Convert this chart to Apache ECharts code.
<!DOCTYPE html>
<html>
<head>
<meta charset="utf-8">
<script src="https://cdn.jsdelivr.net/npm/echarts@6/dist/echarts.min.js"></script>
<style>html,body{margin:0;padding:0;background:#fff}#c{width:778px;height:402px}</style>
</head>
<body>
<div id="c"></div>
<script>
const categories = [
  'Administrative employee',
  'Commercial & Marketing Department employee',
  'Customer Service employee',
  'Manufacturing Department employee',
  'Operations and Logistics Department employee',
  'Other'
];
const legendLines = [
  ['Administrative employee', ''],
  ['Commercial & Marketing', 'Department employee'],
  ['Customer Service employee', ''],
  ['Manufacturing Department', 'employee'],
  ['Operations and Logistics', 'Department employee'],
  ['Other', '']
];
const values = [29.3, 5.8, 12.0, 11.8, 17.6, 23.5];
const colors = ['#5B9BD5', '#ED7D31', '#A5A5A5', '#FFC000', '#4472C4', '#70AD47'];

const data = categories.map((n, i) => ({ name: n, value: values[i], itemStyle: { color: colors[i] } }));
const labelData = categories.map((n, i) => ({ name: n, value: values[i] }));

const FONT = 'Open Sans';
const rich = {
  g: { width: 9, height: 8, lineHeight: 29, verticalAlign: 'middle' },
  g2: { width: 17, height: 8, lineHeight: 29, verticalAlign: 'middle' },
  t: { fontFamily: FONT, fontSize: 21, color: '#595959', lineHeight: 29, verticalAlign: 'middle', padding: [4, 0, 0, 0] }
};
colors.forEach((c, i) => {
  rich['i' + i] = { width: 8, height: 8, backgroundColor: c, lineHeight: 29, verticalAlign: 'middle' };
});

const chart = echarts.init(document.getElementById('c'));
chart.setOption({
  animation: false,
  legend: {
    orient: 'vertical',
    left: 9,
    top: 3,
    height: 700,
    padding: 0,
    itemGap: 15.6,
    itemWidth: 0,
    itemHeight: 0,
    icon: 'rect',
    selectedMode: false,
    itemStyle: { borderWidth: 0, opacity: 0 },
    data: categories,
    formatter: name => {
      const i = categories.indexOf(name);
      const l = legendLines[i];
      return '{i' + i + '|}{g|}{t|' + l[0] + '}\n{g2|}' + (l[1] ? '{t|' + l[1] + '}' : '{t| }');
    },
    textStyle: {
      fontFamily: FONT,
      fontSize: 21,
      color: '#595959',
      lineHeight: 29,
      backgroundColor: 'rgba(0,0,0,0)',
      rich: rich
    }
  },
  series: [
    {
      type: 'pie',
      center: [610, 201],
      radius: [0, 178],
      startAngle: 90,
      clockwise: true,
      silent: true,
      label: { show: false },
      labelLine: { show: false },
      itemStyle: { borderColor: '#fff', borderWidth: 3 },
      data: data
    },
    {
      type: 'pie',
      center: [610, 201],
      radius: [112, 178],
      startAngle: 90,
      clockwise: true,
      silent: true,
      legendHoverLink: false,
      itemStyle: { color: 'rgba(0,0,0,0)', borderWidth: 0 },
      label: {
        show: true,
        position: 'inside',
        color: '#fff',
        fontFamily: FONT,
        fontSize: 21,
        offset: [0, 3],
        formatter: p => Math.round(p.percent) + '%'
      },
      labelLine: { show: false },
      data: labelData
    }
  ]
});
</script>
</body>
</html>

» **GIVEN PROBLEM**
Transcribe the whole listing exactly.

» **WORKED SOLUTION**
Convert this chart to Apache ECharts code.
<!DOCTYPE html>
<html>
<head>
<meta charset="utf-8">
<script src="https://cdn.jsdelivr.net/npm/echarts@6/dist/echarts.min.js"></script>
<style>html,body{margin:0;padding:0;background:#fff}#c{width:778px;height:402px}</style>
</head>
<body>
<div id="c"></div>
<script>
const categories = [
  'Administrative employee',
  'Commercial & Marketing Department employee',
  'Customer Service employee',
  'Manufacturing Department employee',
  'Operations and Logistics Department employee',
  'Other'
];
const legendLines = [
  ['Administrative employee', ''],
  ['Commercial & Marketing', 'Department employee'],
  ['Customer Service employee', ''],
  ['Manufacturing Department', 'employee'],
  ['Operations and Logistics', 'Department employee'],
  ['Other', '']
];
const values = [29.3, 5.8, 12.0, 11.8, 17.6, 23.5];
const colors = ['#5B9BD5', '#ED7D31', '#A5A5A5', '#FFC000', '#4472C4', '#70AD47'];

const data = categories.map((n, i) => ({ name: n, value: values[i], itemStyle: { color: colors[i] } }));
const labelData = categories.map((n, i) => ({ name: n, value: values[i] }));

const FONT = 'Open Sans';
const rich = {
  g: { width: 9, height: 8, lineHeight: 29, verticalAlign: 'middle' },
  g2: { width: 17, height: 8, lineHeight: 29, verticalAlign: 'middle' },
  t: { fontFamily: FONT, fontSize: 21, color: '#595959', lineHeight: 29, verticalAlign: 'middle', padding: [4, 0, 0, 0] }
};
colors.forEach((c, i) => {
  rich['i' + i] = { width: 8, height: 8, backgroundColor: c, lineHeight: 29, verticalAlign: 'middle' };
});

const chart = echarts.init(document.getElementById('c'));
chart.setOption({
  animation: false,
  legend: {
    orient: 'vertical',
    left: 9,
    top: 3,
    height: 700,
    padding: 0,
    itemGap: 15.6,
    itemWidth: 0,
    itemHeight: 0,
    icon: 'rect',
    selectedMode: false,
    itemStyle: { borderWidth: 0, opacity: 0 },
    data: categories,
    formatter: name => {
      const i = categories.indexOf(name);
      const l = legendLines[i];
      return '{i' + i + '|}{g|}{t|' + l[0] + '}\n{g2|}' + (l[1] ? '{t|' + l[1] + '}' : '{t| }');
    },
    textStyle: {
      fontFamily: FONT,
      fontSize: 21,
      color: '#595959',
      lineHeight: 29,
      backgroundColor: 'rgba(0,0,0,0)',
      rich: rich
    }
  },
  series: [
    {
      type: 'pie',
      center: [610, 201],
      radius: [0, 178],
      startAngle: 90,
      clockwise: true,
      silent: true,
      label: { show: false },
      labelLine: { show: false },
      itemStyle: { borderColor: '#fff', borderWidth: 3 },
      data: data
    },
    {
      type: 'pie',
      center: [610, 201],
      radius: [112, 178],
      startAngle: 90,
      clockwise: true,
      silent: true,
      legendHoverLink: false,
      itemStyle: { color: 'rgba(0,0,0,0)', borderWidth: 0 },
      label: {
        show: true,
        position: 'inside',
        color: '#fff',
        fontFamily: FONT,
        fontSize: 21,
        offset: [0, 3],
        formatter: p => Math.round(p.percent) + '%'
      },
      labelLine: { show: false },
      data: labelData
    }
  ]
});
</script>
</body>
</html>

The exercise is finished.